Toward eDNA-based bioassessment of freshwater reservoirs with small volumes of water: Robust molecular protocols

Abstract

Bioassessment of freshwater quality with eDNA is a powerful alternative to traditional methods involving collecting, sorting, and identifying metazoan taxa with morphology (e.g., macroinvertebrates). Particularly attractive for routine monitoring would be an eDNA method that uses a remote-controlled boat for collecting small volumes of water without filtration in order to simplify sampling. Such a method would not likely capture eDNA signals for all metazoan species, but may nevertheless allow for cost-effective, and frequent monitoring of water quality, which is important for tropical waterbodies that require year-round surveillance. We here optimize a molecular protocol for capturing metazoan signatures based on eDNA obtained from 15 ml of water. To test the robustness of the method, we used samples from two tropical reservoirs with known differences in water quality to optimize molecular procedures so that they yield repeatable results. Each reservoir was sampled at three sites (“biological replicates”) and each water sample was subsampled twice before extracting the eDNA using ethanol precipitation for both subsamples (“technical replicates”). We then tested how much DNA (0.1 ng to 15 ng) and how many PCR cycles (25 or 35) minimized the variance of the metazoan eDNA signal between biological and technical replicates. For this purpose, we amplified a 313 bp COI minibarcode using a universal metazoan primer pair.
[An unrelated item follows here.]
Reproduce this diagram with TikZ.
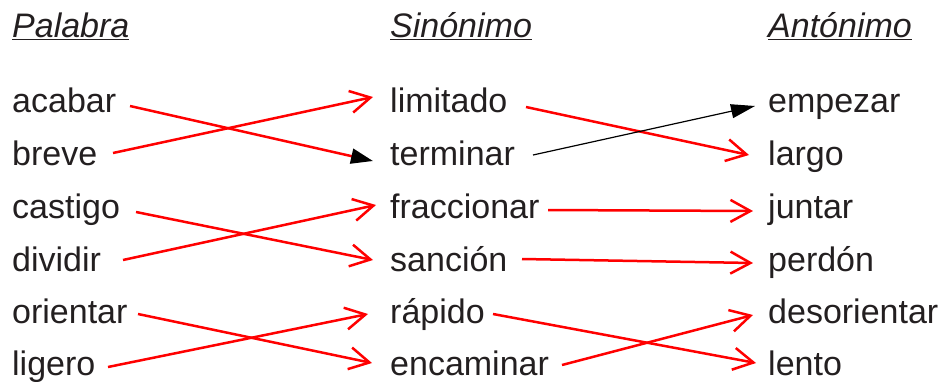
\documentclass[tikz,border=0pt]{standalone}
\usepackage{fontspec}
\setmainfont{Liberation Sans}
\usetikzlibrary{arrows.meta}
\definecolor{inkgray}{RGB}{35,31,32}
\definecolor{linkred}{RGB}{255,0,0}

\begin{document}
\begin{tikzpicture}[x=1pt,y=-1pt,
  word/.style={anchor=base west,inner sep=0pt,text=inkgray,font=\fontsize{34}{40}\selectfont},
  heading/.style={word,font=\fontsize{34}{40}\selectfont\itshape},
  pair/.style={draw=linkred,line width=2.5pt,-{Straight Barb[length=20pt,width=22pt]}},
  blackhead/.style={-{Triangle[length=22pt,width=15pt,black]}},
  thinlink/.style={draw=black,line width=1.2pt,-{Triangle[length=24pt,width=14pt]}}]
\useasboundingbox (0,0) rectangle (942,381);

\node[heading] (hPal) at (12,37) {\underline{Palabra}};
\node[heading] (hSin) at (390,37) {\underline{Sinónimo}};
\node[heading] (hAnt) at (768,37) {\underline{Antónimo}};

\node[word] (acabar) at (12,112) {acabar};
\node[word] (breve) at (12,165) {breve};
\node[word] (castigo) at (12,218) {castigo};
\node[word] (dividir) at (12,271) {dividir};
\node[word] (orientar) at (12,323) {orientar};
\node[word] (ligero) at (12,375) {ligero};

\node[word] (limitado) at (390,112) {limitado};
\node[word] (terminar) at (390,165) {terminar};
\node[word] (fraccionar) at (390,218) {fraccionar};
\node[word] (sancion) at (390,271) {sanción};
\node[word] (rapido) at (390,323) {rápido};
\node[word] (encaminar) at (390,375) {encaminar};

\node[word] (empezar) at (768,112) {empezar};
\node[word] (largo) at (768,165) {largo};
\node[word] (juntar) at (768,218) {juntar};
\node[word] (perdon) at (768,271) {perdón};
\node[word] (desorientar) at (768,323) {desorientar};
\node[word] (lento) at (768,375) {lento};

\draw[pair,blackhead] ([xshift=118pt,yshift=6pt]acabar.base west) -- ([xshift=-17pt,yshift=4pt]terminar.base west);
\draw[pair] ([xshift=101pt,yshift=12pt]breve.base west) -- ([xshift=-17pt,yshift=15pt]limitado.base west);
\draw[pair] ([xshift=124pt,yshift=6pt]castigo.base west) -- ([xshift=-17pt,yshift=11pt]sancion.base west);
\draw[pair] ([xshift=111pt,yshift=11pt]dividir.base west) -- ([xshift=-14pt,yshift=13pt]fraccionar.base west);
\draw[pair] ([xshift=126pt,yshift=9pt]orientar.base west) -- ([xshift=-18pt,yshift=12pt]encaminar.base west);
\draw[pair] ([xshift=96pt,yshift=8pt]ligero.base west) -- ([xshift=-22pt,yshift=9pt]rapido.base west);

\draw[pair] ([xshift=136pt,yshift=5pt]limitado.base west) -- ([xshift=-19pt,yshift=10pt]largo.base west);
\draw[thinlink] ([xshift=143pt,yshift=10pt]terminar.base west) -- ([xshift=-13pt,yshift=6pt]empezar.base west);
\draw[pair] ([xshift=158pt,yshift=8pt]fraccionar.base west) -- ([xshift=-15pt,yshift=7pt]juntar.base west);
\draw[pair] ([xshift=132pt,yshift=12pt]sancion.base west) -- ([xshift=-15pt,yshift=8pt]perdon.base west);
\draw[pair] ([xshift=103pt,yshift=9pt]rapido.base west) -- ([xshift=-12pt,yshift=12pt]lento.base west);
\draw[pair] ([xshift=172pt,yshift=10pt]encaminar.base west) -- ([xshift=-15pt,yshift=8pt]desorientar.base west);
\end{tikzpicture}
\end{document}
We found that regardless of template amounts or PCR cycle numbers, the eDNA signatures for both reservoirs were distinct because only 17 of 59 mOTUs (mainly planktonic crustaceans and rotifers) were shared. We also found that template amounts between 0.5 and 15 ng yielded overall similar results, but the use of 35 PCR cycles significantly depressed the number of detected species (p-value < 0.05). Fortunately, the differences between the detected metazoan community of the reservoirs were so strong that all biological and technical replicates could be assigned unambiguously to their source reservoir although the variance between technical replicates remained high for all PCR experiments (Bray-Curtis dissimilarity: 5%–20%; Jaccard distance: 10%–40%).